At the top we see that we have CustomPaint() class which requires a painter callabck object. We have it as _CirclePainter() class.
Within the _CirclePainter() we pass an AnimationController object so that we can choose a kind of animation we want. There are many different types of animation like CurvedAnimation, ColorTween, SizeTween and RectSize.
Here we are going to use CurvedAnimation(), since we want animation effect and value change over time rather than static.
At the top you see we have extended CustomPainter() which actually does the painting on point 1. This class provides the resources for drawing on the screen and update the screen.
Then we see Paint() which is available because of CustomPainter() class on point 2. The Paint() class contains different properties which of them are Colors and Strokes.
At the same time we have access to Canvas object which keeps the drawing or painting record. Definitley we will have access to below methods.
You should know that all the default mathematical operations are done by Canvas object.
After that on point 3, 4 we see the circle radius. These are two invisible circle radius where we will put small circles with different colors. See the picture below for better understanding
At the end on point 5, we have mentioned number of small cricles we need. At the very last line of the above picture we see Offset.zero sent for size.center() method, which tells us we will start animation at the center of our screen.
In the above image, in point 1, we are returning some points and these points are where small circles would be located (refer first image on the left). innerCirclePoint holds the points for first circle and outerCirclePoint holds the points for second circle.
Here we also see CurvedAnimation() class which gives us a non-linear animation. This non-linear animation happens between 0 and 180 degrees using Tween. Tween takes animation values and sends to Flutter framework for interpolation.
Here we are Tweening between angle values. If it's a color animation you would Tween between color values.
Since we are doing rotation we need to mention in radians. In each animaiton cycle, we rotate upto 180 degree. Later we will see we have a rotate function, that takes radians as an unit.
It's also important to note that, this class needs _animationController. Next comes the Interval() method. This method defines how much animation of angles we should do? Even though we said angle of animation should be from 0 to 180 degrees, but in each iteration the amount of rotation is different. Rotation happens based on angles. Angles are controlled by the value passed to Interval() method.
At the same time, we see that Interval()'s end value is same as upperBound value in the AnimationController class.
Next comes the heart of the animation
canvas.save() (in this case we have used cascade operator) is responsible for saving the animation so that the UI could be updated with the current state in point 1.
canvas is called whenever the object needs to paint.

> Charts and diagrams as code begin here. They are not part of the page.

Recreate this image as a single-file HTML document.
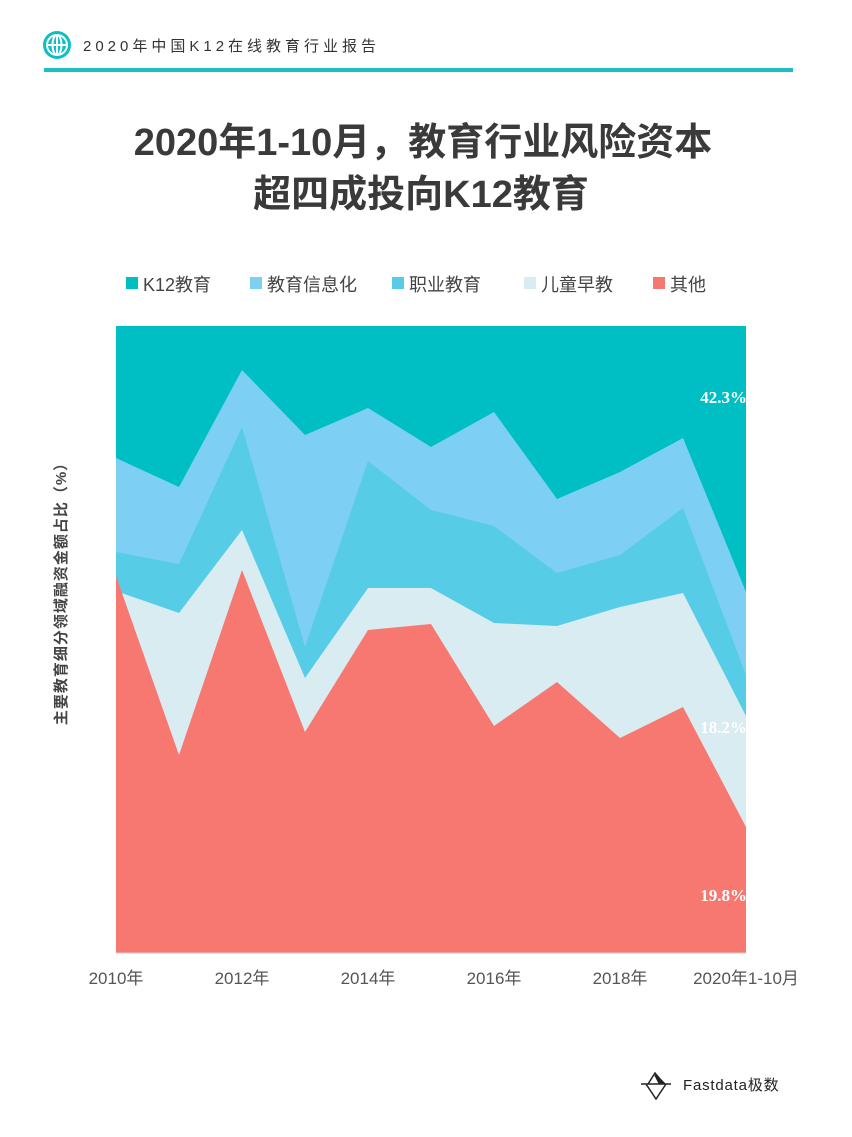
<!DOCTYPE html>
<html><head><meta charset="utf-8"><style>
body{margin:0;background:#fff;width:852px;height:1137px;overflow:hidden;font-family:"Liberation Sans","Noto Sans CJK SC",sans-serif}
</style></head><body>
<svg width="852" height="1137" xmlns="http://www.w3.org/2000/svg" style="position:absolute;left:0;top:0">
<circle cx="57" cy="45" r="14" fill="#0bbfc5"/>
<g stroke="#fff" stroke-width="2" fill="none"><circle cx="57" cy="45" r="10"/><ellipse cx="57" cy="45" rx="4.5" ry="10"/><line x1="47" y1="45" x2="67" y2="45"/><line x1="57" y1="35" x2="57" y2="55"/></g>
<text x="83" y="51" font-size="15" fill="#333" letter-spacing="4" font-family="Liberation Sans,Noto Sans CJK SC,sans-serif">2020年中国K12在线教育行业报告</text>
<rect x="44" y="68" width="749" height="4" fill="#1dbfc3"/>
<text x="423" y="155" font-size="38" font-weight="bold" fill="#3a3a3a" text-anchor="middle">2020年1-10月，教育行业风险资本</text>
<text x="421" y="207" font-size="38" font-weight="bold" fill="#3a3a3a" text-anchor="middle">超四成投向K12教育</text>
<g font-size="18" fill="#444">
<rect x="126" y="277" width="12" height="12" fill="#00bfc4"/><text x="143" y="291">K12教育</text>
<rect x="250" y="277" width="12" height="12" fill="#7dd0f4"/><text x="267" y="291">教育信息化</text>
<rect x="392" y="277" width="12" height="12" fill="#56cce6"/><text x="409" y="291">职业教育</text>
<rect x="524" y="277" width="12" height="12" fill="#d9ecf1"/><text x="541" y="291">儿童早教</text>
<rect x="653" y="277" width="12" height="12" fill="#f77870"/><text x="670" y="291">其他</text>
</g>
<rect x="116" y="326" width="630" height="627" fill="#00bfc4"/>
<polygon fill="#7dd0f4" points="116,458 179,487 242,370 305,435 368,408 431,447 494,412 557,499 620,472 683,438 746,592 746,953 116,953"/>
<polygon fill="#56cce6" points="116,552 179,564 242,427 305,647 368,461 431,510 494,526 557,573 620,555 683,508 746,675 746,953 116,953"/>
<polygon fill="#d9ecf1" points="116,591 179,613 242,530 305,678 368,588 431,588 494,623 557,626 620,607 683,593 746,716 746,953 116,953"/>
<polygon fill="#f77870" points="116,576 179,755 242,570 305,732 368,630 431,624 494,726 557,682 620,738 683,707 746,827 746,953 116,953"/>
<g fill="#fff" font-family="Liberation Serif,serif" font-size="17" font-weight="bold" text-anchor="end">
<text x="747" y="403">42.3%</text><text x="747" y="733">18.2%</text><text x="747" y="901">19.8%</text></g>
<line x1="116" y1="953" x2="746" y2="953" stroke="#ccc"/>
<g fill="#555" font-size="17" text-anchor="middle">
<text x="116" y="984">2010年</text><text x="242" y="984">2012年</text><text x="368" y="984">2014年</text><text x="494" y="984">2016年</text><text x="620" y="984">2018年</text><text x="746" y="984">2020年1-10月</text></g>
<text transform="translate(66,590) rotate(-90)" font-size="15" font-weight="bold" fill="#444" text-anchor="middle" letter-spacing="1">主要教育细分领域融资金额占比（%）</text>
<g transform="translate(641,1071)" fill="none" stroke="#222" stroke-width="1.5"><path d="M0,13 L30,13 M5,13 L15,28 L25,13 M7,13 L14,2 L19,8 L24,13"/><path d="M14,4 L18,12 L22,12 Z" fill="#222"/></g>
<text x="683" y="1090" font-size="15" fill="#222" letter-spacing="0.8">Fastdata极数</text>
</svg>
</body></html>
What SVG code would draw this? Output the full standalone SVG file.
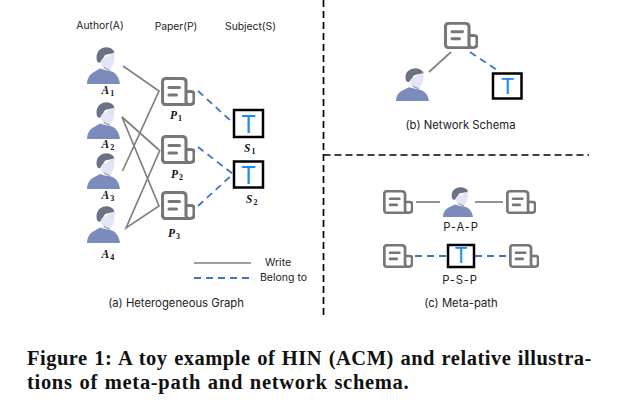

This canvas object provides all the resources of the drawing like color, lines and shapes.
We also see canvas.translate() method, this method is reponsible for moving objects on the screen on the x and y axis. Here we move based on the center location. In general, Translation is a matrix operation on the given axis. Here we have only two axis x and y.
Then we have canvas.rotate(), because of this we see angular movement on the screen. If you remove that, you will see nothing is changing at all. If you remove canvas.rotate(), the animation is like dead. This rotation takes radians value for angle.
Then we called canvas.drawLine() function is drawing the object based on canvas.save(). In here we are drawing a line. This is the line that connects between two small circles in point 2.
After that, at last we have _drawCircle() to draw the circles.
Now let's take a lok how the small cirlces in the inner radius (innerCirclesRadius=30) work.
The above method gets called from
_drawCircle(canvas, innerCirclePoint, _innerCircleColor(i));
As you see we are calling _innerCircleColor(). All it does is assiging different colors to different circles based on the index number. Different index means different colors.
The same goes for _outerCircleColor. It's important to note that the small cirlce's radius is 7.
Now we have created two helper function using dart extensions.
Dart extension allows to create extra functions on object. Here we created an extension NumX() which would work on double number.
This extension allows us to work on double number using radians and stepsInAngle object getter. The secton object stepInAngle makes a circle divided into many sections.
The property stepsInAngle is calculated as 2*pi/this. This represents the total number of steps or divisions around the big circle. It should be passed to the getter stepsInAngle.
This method toPolar() returns Offset(meaning x, y value). Before it returns Offset, it does a few calculations.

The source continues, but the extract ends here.